Crude Impact from Cleantech Blog
Film Review
Crude Impact
by Richard T. Stuebi of CleanTech Blog
A few weeks ago at the Cleveland International Film Festival, I had the opportunity to serve on a discussion panel for a recently-released documentary entitled Crude Impact.
Crude Impact aims to portray all of the various social ills — political instability in the Middle East, corruption and poverty in the developing world, air pollution and environmental degradation, sprawl and traffic — associated with modern society’s reliance on oil.

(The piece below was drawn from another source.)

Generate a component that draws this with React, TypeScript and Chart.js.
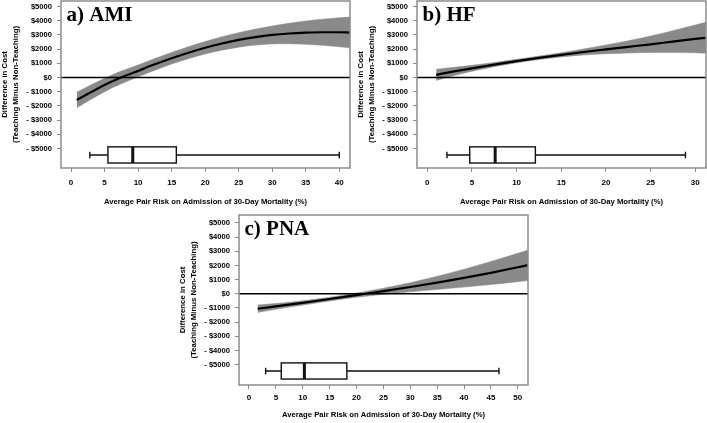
import React, { useEffect, useRef } from 'react';
import { Chart, registerables } from 'chart.js';

Chart.register(...registerables);

// ---------- shared axis text ----------
const yTickValues = [-5000, -4000, -3000, -2000, -1000, 0, 1000, 2000, 3000, 4000, 5000];
const yTickLabels = ['- $5000', '- $4000', '- $3000', '- $2000', '- $1000', '$0', '$1000', '$2000', '$3000', '$4000', '$5000'];
const yTitleLines = ['Difference in Cost', '(Teaching Minus Non-Teaching)'];
const xTitleText = 'Average Pair Risk on Admission of 30-Day Mortality (%)';

// ---------- a) AMI ----------
const amiX = [0.85, 2, 4, 6, 8, 10, 12.5, 15, 17.5, 20, 22.5, 25, 27.5, 30, 32.5, 35, 37.5, 40, 41.6];
const amiFit = [-1580, -1280, -770, -300, 100, 470, 930, 1360, 1750, 2100, 2400, 2650, 2850, 3000, 3100, 3160, 3190, 3190, 3170];
const amiUpper = [-1030, -750, -280, 160, 540, 890, 1340, 1770, 2170, 2540, 2870, 3160, 3410, 3630, 3820, 3980, 4110, 4210, 4260];
const amiLower = [-2130, -1810, -1260, -760, -340, 50, 520, 950, 1330, 1660, 1930, 2140, 2290, 2370, 2380, 2340, 2270, 2170, 2080];
const amiXTicks = [0, 5, 10, 15, 20, 25, 30, 35, 40];
const amiBox = [2.8, 5.5, 9.2, 15.7, 40.0]; // min, q1, median, q3, max

// ---------- b) HF ----------
const hfX = [1, 3, 5, 7.5, 10, 12.5, 15, 17.5, 20, 22.5, 25, 27.5, 30, 31.2];
const hfFit = [190, 430, 650, 910, 1160, 1390, 1600, 1800, 1980, 2160, 2340, 2530, 2720, 2800];
const hfUpper = [580, 720, 860, 1060, 1280, 1510, 1750, 2010, 2290, 2590, 2920, 3300, 3700, 3890];
const hfLower = [-200, 140, 440, 760, 1040, 1270, 1450, 1590, 1670, 1730, 1760, 1760, 1740, 1710];
const hfXTicks = [0, 5, 10, 15, 20, 25, 30];
const hfBox = [2.2, 4.75, 7.6, 12.1, 28.9];

// ---------- c) PNA ----------
const pnaX = [1.6, 5, 10, 15, 20, 25, 30, 35, 40, 45, 50, 51.9];
const pnaFit = [-1060, -890, -640, -370, -90, 190, 480, 790, 1120, 1480, 1870, 2020];
const pnaUpper = [-800, -690, -500, -250, 50, 390, 780, 1230, 1730, 2280, 2860, 3080];
const pnaLower = [-1320, -1090, -800, -510, -250, -40, 140, 300, 470, 650, 850, 930];
const pnaXTicks = [0, 5, 10, 15, 20, 25, 30, 35, 40, 45, 50];
const pnaBox = [3.1, 6.0, 10.3, 18.2, 46.5];

// box plot vertical placement (data units)
const boxTop = -4880;
const boxMid = -5450;
const boxBottom = -6020;
const capHalf = 230;

const SANS = "'Liberation Sans', Arial, sans-serif";
const SERIF = "'Liberation Serif', 'Times New Roman', serif";
const BAND = '#8a8a8a';
const FRAME = '#8c8c8c';
const TEXT = '#000000';

interface PanelCfg {
  title: string;
  x: number[];
  fit: number[];
  upper: number[];
  lower: number[];
  xTicks: number[];
  box: number[];
  xMin: number;
  xMax: number;
  yMin: number;
  yMax: number;
  left: number;
  top: number;
  width: number;
  height: number;
  padTop: number;
  padRight: number;
  xAxisH: number;
  xTickPad: number;
  xTitlePad: number;
}

const panels: PanelCfg[] = [
  {
    title: 'a) AMI', x: amiX, fit: amiFit, upper: amiUpper, lower: amiLower, xTicks: amiXTicks, box: amiBox,
    xMin: -1.5, xMax: 41.6, yMin: -6370, yMax: 5390,
    left: 0, top: 0, width: 355, height: 212, padTop: 1, padRight: 5, xAxisH: 44, xTickPad: 6, xTitlePad: 5.4,
  },
  {
    title: 'b) HF', x: hfX, fit: hfFit, upper: hfUpper, lower: hfLower, xTicks: hfXTicks, box: hfBox,
    xMin: -1.15, xMax: 31.2, yMin: -6370, yMax: 5390,
    left: 356, top: 0, width: 351, height: 212, padTop: 1, padRight: 1, xAxisH: 44, xTickPad: 6, xTitlePad: 5.4,
  },
  {
    title: 'c) PNA', x: pnaX, fit: pnaFit, upper: pnaUpper, lower: pnaLower, xTicks: pnaXTicks, box: pnaBox,
    xMin: -1.86, xMax: 51.9, yMin: -6440, yMax: 5560,
    left: 178, top: 214, width: 355, height: 209, padTop: 1, padRight: 5, xAxisH: 38, xTickPad: 4, xTitlePad: 3,
  },
];

function makeDecor(p: PanelCfg) {
  return {
    id: 'decor',
    afterDatasetsDraw(chart: any) {
      const { ctx, scales } = chart;
      const xs = scales.x;
      const ys = scales.y;
      const [mn, q1, md, q3, mx] = p.box;
      const yT = ys.getPixelForValue(boxTop);
      const yM = ys.getPixelForValue(boxMid);
      const yB = ys.getPixelForValue(boxBottom);
      const cT = ys.getPixelForValue(boxMid + capHalf);
      const cB = ys.getPixelForValue(boxMid - capHalf);
      const px = (v: number) => xs.getPixelForValue(v);
      ctx.save();
      ctx.strokeStyle = '#111';
      ctx.lineWidth = 1.4;
      ctx.beginPath();
      ctx.moveTo(px(mn), yM); ctx.lineTo(px(q1), yM);
      ctx.moveTo(px(q3), yM); ctx.lineTo(px(mx), yM);
      ctx.moveTo(px(mn), cT); ctx.lineTo(px(mn), cB);
      ctx.moveTo(px(mx), cT); ctx.lineTo(px(mx), cB);
      ctx.stroke();
      ctx.fillStyle = '#fff';
      ctx.fillRect(px(q1), yT, px(q3) - px(q1), yB - yT);
      ctx.strokeRect(px(q1), yT, px(q3) - px(q1), yB - yT);
      ctx.lineWidth = 3;
      ctx.beginPath();
      ctx.moveTo(px(md), yT); ctx.lineTo(px(md), yB);
      ctx.stroke();
      ctx.restore();
    },
    afterDraw(chart: any) {
      const { ctx, chartArea } = chart;
      ctx.save();
      ctx.strokeStyle = FRAME;
      ctx.lineWidth = 1.5;
      ctx.strokeRect(chartArea.left, chartArea.top, chartArea.right - chartArea.left, chartArea.bottom - chartArea.top);
      ctx.fillStyle = '#000';
      ctx.font = `bold 21px ${SERIF}`;
      ctx.textAlign = 'left';
      ctx.textBaseline = 'alphabetic';
      ctx.fillText(p.title, chartArea.left + 5.5, chartArea.top + 19.5);
      ctx.restore();
    },
  };
}

function Panel({ p }: { p: PanelCfg }) {
  const ref = useRef<HTMLCanvasElement>(null);
  useEffect(() => {
    const pts = (ys: number[]) => p.x.map((x, i) => ({ x, y: ys[i] }));
    const chart = new Chart(ref.current as HTMLCanvasElement, {
      type: 'line',
      data: {
        datasets: [
          {
            data: pts(p.fit), borderColor: '#000', borderWidth: 2.2, pointRadius: 0, fill: false,
            cubicInterpolationMode: 'monotone',
          },
          {
            data: [{ x: p.xMin, y: 0 }, { x: p.xMax, y: 0 }], borderColor: '#000', borderWidth: 1.5,
            pointRadius: 0, fill: false,
          },
          {
            data: pts(p.upper), borderColor: BAND, borderWidth: 0.5, backgroundColor: BAND, fill: '+1',
            pointRadius: 0, cubicInterpolationMode: 'monotone',
          },
          {
            data: pts(p.lower), borderColor: BAND, borderWidth: 0.5, fill: false,
            pointRadius: 0, cubicInterpolationMode: 'monotone',
          },
        ],
      } as any,
      options: {
        animation: false,
        responsive: false,
        maintainAspectRatio: false,
        devicePixelRatio: 1,
        layout: { padding: { left: 0, right: p.padRight, top: p.padTop, bottom: 0 } },
        plugins: { legend: { display: false }, tooltip: { enabled: false } },
        scales: {
          x: {
            type: 'linear', min: p.xMin, max: p.xMax,
            afterBuildTicks: (ax: any) => { ax.ticks = p.xTicks.map((v) => ({ value: v })); },
            afterFit: (ax: any) => {
              ax.height = p.xAxisH;
              ax.paddingLeft = 0; ax.paddingRight = 0;
            },
            grid: { drawOnChartArea: false, drawTicks: true, tickLength: 4, color: FRAME, lineWidth: 1 },
            border: { display: false },
            ticks: {
              font: { family: SANS, size: 8, weight: 'bold' }, color: TEXT, padding: p.xTickPad,
              maxRotation: 0, autoSkip: false,
              callback: (v: any) => String(v),
            },
            title: {
              display: true, text: xTitleText, color: TEXT,
              font: { family: SANS, size: 7.7, weight: 'bold' }, padding: { top: 0, bottom: p.xTitlePad },
            },
          },
          y: {
            type: 'linear', min: p.yMin, max: p.yMax,
            afterBuildTicks: (ax: any) => { ax.ticks = yTickValues.map((v) => ({ value: v })); },
            afterFit: (ax: any) => {
              ax.width = 61;
              ax.paddingTop = 0; ax.paddingBottom = 0;
            },
            grid: { drawOnChartArea: false, drawTicks: true, tickLength: 4, color: FRAME, lineWidth: 1 },
            border: { display: false },
            ticks: {
              font: { family: SANS, size: 7.6, weight: 'bold' }, color: TEXT, padding: 5, autoSkip: false,
              callback: (v: any) => yTickLabels[yTickValues.indexOf(Number(v))],
            },
            title: {
              display: true, text: yTitleLines, color: TEXT,
              font: { family: SANS, size: 7.8, weight: 'bold', lineHeight: 1.35 }, padding: { top: 0, bottom: 0 },
            },
          },
        },
      } as any,
      plugins: [makeDecor(p)],
    });
    return () => chart.destroy();
  }, [p]);
  return (
    <canvas
      ref={ref}
      width={p.width}
      height={p.height}
      style={{ position: 'absolute', left: p.left, top: p.top, width: p.width, height: p.height }}
    />
  );
}

export default function App() {
  return (
    <div style={{ position: 'absolute', left: 0, top: 0, width: 707, height: 423, background: '#fff', overflow: 'hidden' }}>
      {panels.map((p) => (
        <Panel key={p.title} p={p} />
      ))}
    </div>
  );
}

After establishing all of the disturbing challenges associated with oil, Crude Impact closes with a somewhat perversely optimistic punchline: “peak oil” — the maximum rate of extraction from our planet for the finite stock of oil that was left from pre-history — is surely coming, and no matter what economic or geopolitical crises that phenomenon will precipitate, at least the decline of oil will put an end to all of the miseries that oil underlies.
On balance, I give Crude Impact a “thumbs-up”. Without falling into despair, it clearly tells a number of stories related to petroleum through various lenses, and weaves these stories together to paint an overall damning picture of oil in a compelling manner.

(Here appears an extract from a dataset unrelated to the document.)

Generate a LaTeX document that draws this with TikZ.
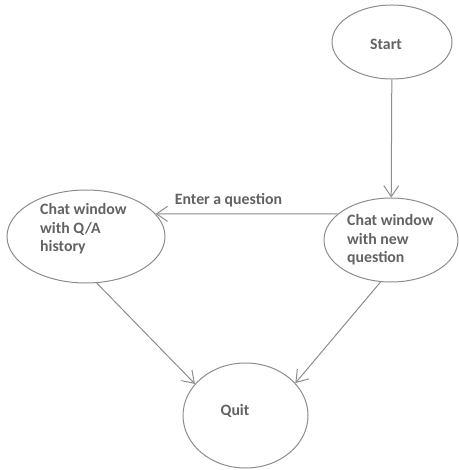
\documentclass[tikz,border=0pt]{standalone}
\usepackage{fontspec}
\setmainfont{Carlito}
\usetikzlibrary{shapes.geometric,arrows.meta}
\definecolor{linegray}{RGB}{140,140,140}
\definecolor{textgray}{RGB}{100,98,96}
\tikzset{
    bubble/.style={ellipse, draw=linegray, line width=1bp, inner sep=0pt},
    caption/.style={font=\fontsize{15.8bp}{18.5bp}\selectfont\bfseries, text=textgray, inner sep=0pt, align=left},
    flow/.style={draw=linegray, line width=1bp, -{Straight Barb[length=11bp,width=15bp]}}
}

\begin{document}
\begin{tikzpicture}[x=1bp,y=-1bp]
    \useasboundingbox (0,0) rectangle (459,470);

    % States
    \node[bubble, minimum width=120bp, minimum height=74bp] (start) at (392,42) {};
    \node[bubble, minimum width=134bp, minimum height=84bp] (newq) at (391,240) {};
    \node[bubble, minimum width=158bp, minimum height=93bp] (history) at (86,236.5) {};
    \node[bubble, minimum width=125bp, minimum height=105bp] (quit) at (245.5,415.5) {};

    % Texts
    \node[caption] (start-txt) at (386,44) {Start};
    \node[caption, anchor=west] (newq-txt) at (347,240) {Chat window\\with new\\question};
    \node[caption, anchor=west] (history-txt) at (40,229) {Chat window\\with Q/A\\history};
    \node[caption] (quit-txt) at (235,411) {Quit};

    % Transitions
    \draw[flow] (start) -- (newq);
    \draw[flow] (newq.154) -- (history.18)
        node[caption, pos=0.6, above=6bp] (enter-lbl) {Enter a question};
    \draw[flow] (history.283.6) -- (quit.148.9);
    \draw[flow] (newq.256) -- (quit.33.3);
\end{tikzpicture}
\end{document}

I might suggest double-billing Crude Impact with An Inconvenient Truth, which focuses on the planetary impacts of global climate change without spending much time on the primary culprit: our seemingly insatiable desire to consume fossil fuels. Crude Impact seizes unflinchingly on this root cause, and is effective in reinforcing a sense of urgency to further commit to reducing our use of energy generally, and oil in particular.
The one criticism I have of the film is that it places a lot of blame for propagating oil demand on a variety of social segments — governments in the U.S. and worldwide, oil companies, auto manufacturers, the media — without fingering the ultimate precipitator: the consumers who have been completely complicit all along the way in creating our energy and environmental crises. The makers of Crude Impact tend to shun ascribing responsibility to the viewer, the average citizen, for any of the planetary woes we face due to society’s oil addiction.
If we are to have impact in changing the world for the better, we can’t fall prey to the passive negativity of laying all of the fault on other bigger parties that are supposedly more powerful than the individual. We have to own up to our role in causing our current problems, by being undemanding and unquestioning consumers. Once we see vividly our integral part in the drama, we lose the sense of being hopeless victims, and can act with much deeper resolve towards changing our path forward to a more hopeful future.